The Rodman Dam is an obsolete structure with no original purpose. It requires constant maintenance, faces inevitable failure, and costs taxpayers millions while blocking a thriving river ecosystem.
The Rodman Dam was built as part of the Cross Florida Barge Canal, a project abandoned in 1971. The dam has no navigation purpose, serves no flood control function, and was explicitly built as a temporary structure. Yet it remains, requiring perpetual maintenance at taxpayer expense.
The Cross Florida Barge Canal was halted by President Nixon in 1971 after environmental concerns. The Rodman Dam lost its reason to exist before completion.
Unlike functional infrastructure with ongoing utility, this is a relic of an abandoned project kept for decades despite its original purpose being obsolete.

Perpetual maintenance drains resources that could restore a thriving ecosystem
The dam requires recurring drawdowns every 3-4 years, gate repairs, sediment management, and structure inspections. These costs compound indefinitely.
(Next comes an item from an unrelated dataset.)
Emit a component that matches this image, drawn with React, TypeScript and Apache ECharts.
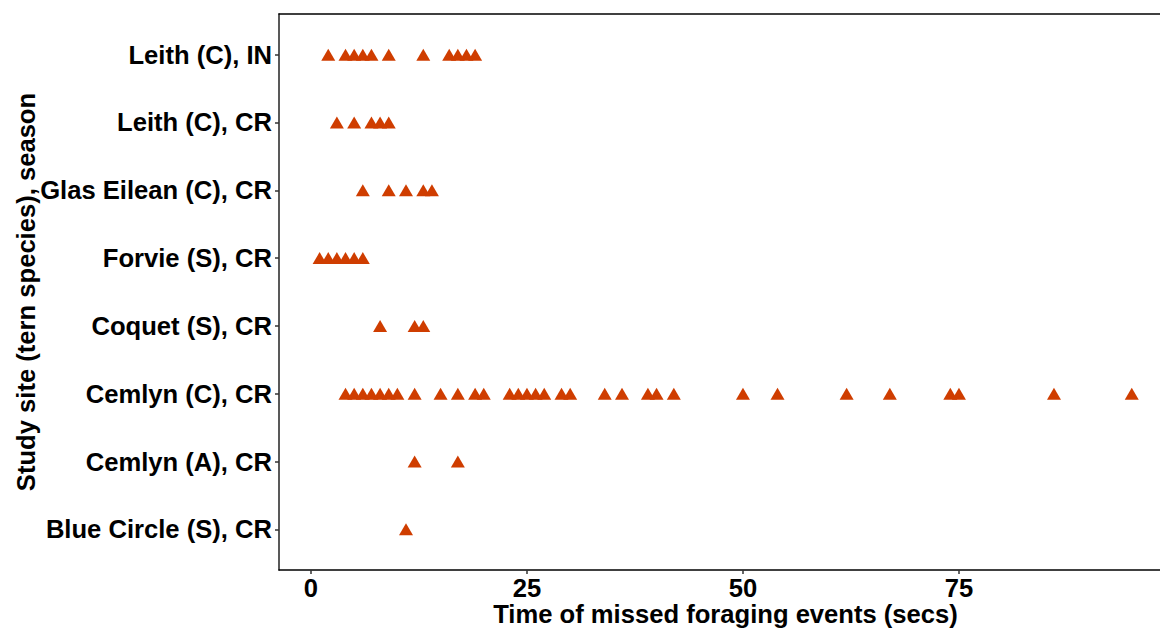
import React, { useEffect, useRef } from "react";
import * as echarts from "echarts";

// Categories, bottom to top
const categories: string[] = [
  "Blue Circle (S), CR",
  "Cemlyn (A), CR",
  "Cemlyn (C), CR",
  "Coquet (S), CR",
  "Forvie (S), CR",
  "Glas Eilean (C), CR",
  "Leith (C), CR",
  "Leith (C), IN",
];

const blueCircleCR: number[] = [11];
const cemlynACR: number[] = [12, 17];
const cemlynCCR: number[] = [
  4, 5, 6, 7, 8, 9, 10, 12, 15, 17, 19, 20, 23, 24, 25, 26, 27, 29, 30, 34, 36,
  39, 40, 42, 50, 54, 62, 67, 74, 75, 86, 95,
];
const coquetSCR: number[] = [8, 12, 13];
const forvieSCR: number[] = [1, 2, 3, 4, 5, 6];
const glasEileanCCR: number[] = [6, 9, 11, 13, 14];
const leithCCR: number[] = [3, 5, 7, 8, 9];
const leithCIN: number[] = [2, 4, 5, 6, 7, 9, 13, 16, 17, 18, 19];

const seriesByCategory: number[][] = [
  blueCircleCR,
  cemlynACR,
  cemlynCCR,
  coquetSCR,
  forvieSCR,
  glasEileanCCR,
  leithCCR,
  leithCIN,
];

const xTicks: number[] = [0, 25, 50, 75];
const xMin = -3.7;
// the panel runs past the right edge of the picture; this is where the picture cuts it
const xMax = 98.27;

export default function App() {
  const ref = useRef<HTMLDivElement>(null);

  useEffect(() => {
    if (!ref.current) return;
    const chart = echarts.init(ref.current, undefined, { renderer: "svg" });
    const data: number[][] = [];
    seriesByCategory.forEach((vals, i) => {
      vals.forEach((v) => data.push([v, i + 1]));
    });
    const font = "'Liberation Sans', Arial, Helvetica, sans-serif";
    const textStyle = {
      fontFamily: font,
      fontWeight: "bold" as const,
      fontSize: 25.6,
      color: "#000",
    };
    chart.setOption({
      animation: false,
      backgroundColor: "#ffffff",
      grid: {
        left: 279,
        right: 0,
        top: 14,
        bottom: 60,
        show: false,
        containLabel: false,
        outerBoundsMode: "none",
      },
      xAxis: [
        {
          type: "value",
          min: xMin,
          max: xMax,
          position: "bottom",
          name: "Time of missed foraging events (secs)",
          nameLocation: "middle",
          nameGap: 31,
          nameMoveOverlap: false,
          nameTextStyle: { ...textStyle, padding: [0, 0, 0, 12] },
          axisLine: {
            show: true,
            onZero: false,
            lineStyle: { color: "#000", width: 1.5 },
          },
          axisTick: {
            show: true,
            length: 4,
            customValues: xTicks,
            lineStyle: { color: "#333", width: 1.5 },
          },
          axisLabel: {
            customValues: xTicks,
            margin: 5,
            ...textStyle,
          },
          splitLine: { show: false },
        },
        {
          type: "value",
          min: xMin,
          max: xMax,
          position: "top",
          axisLine: {
            show: true,
            onZero: false,
            lineStyle: { color: "#000", width: 1.5 },
          },
          axisTick: { show: false },
          axisLabel: { show: false },
          splitLine: { show: false },
        },
      ],
      yAxis: {
        type: "value",
        min: 0.4,
        max: 8.6,
        name: "Study site (tern species), season",
        nameLocation: "middle",
        nameGap: 240,
        nameMoveOverlap: false,
        nameRotate: 90,
        nameTextStyle: textStyle,
        axisLine: {
          show: true,
          onZero: false,
          lineStyle: { color: "#222", width: 1.5 },
        },
        axisTick: {
          show: true,
          length: 4,
          customValues: categories.map((_, i) => i + 1),
          lineStyle: { color: "#333", width: 1.5 },
        },
        axisLabel: {
          customValues: categories.map((_, i) => i + 1),
          formatter: (v: number) => categories[Math.round(v) - 1] ?? "",
          margin: 7,
          ...textStyle,
        },
        splitLine: { show: false },
      },
      series: [
        {
          type: "scatter",
          data,
          symbol: "triangle",
          symbolSize: [14, 12],
          itemStyle: { color: "#CF3D00", opacity: 1 },
        },
      ],
    });
    return () => chart.dispose();
  }, []);

  return (
    <div
      ref={ref}
      style={{
        position: "fixed",
        left: 0,
        top: 0,
        width: 1160,
        height: 630,
        background: "#fff",
      }}
    />
  );
}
Since the canal project ended in 1971, the dam has cost taxpayers for half a century with no clear long-term plan beyond "maintain it indefinitely."
Restoration is a one-time project with defined costs and completion. Keeping the dam means paying maintenance costs forever, with major repairs looming as the structure ages. The economic case for restoration becomes stronger every year.
No dam lasts forever. The Rodman structure is aging, built as a temporary component of an abandoned project. Gate mechanisms corrode. Concrete degrades. Sediment accumulates.
The question is not if it will require massive repairs or eventual removal, but when. Delaying the decision costs more money and extends ecological damage.
Planned restoration now avoids crisis-driven emergency action later, allows for careful environmental management, and stops the meter on perpetual maintenance costs.
What do taxpayers and Florida's environment get for their investment?
The Rodman Dam has cost taxpayers for over 50 years with no clear purpose. It's time to invest in restoration, not perpetual maintenance of an obsolete structure.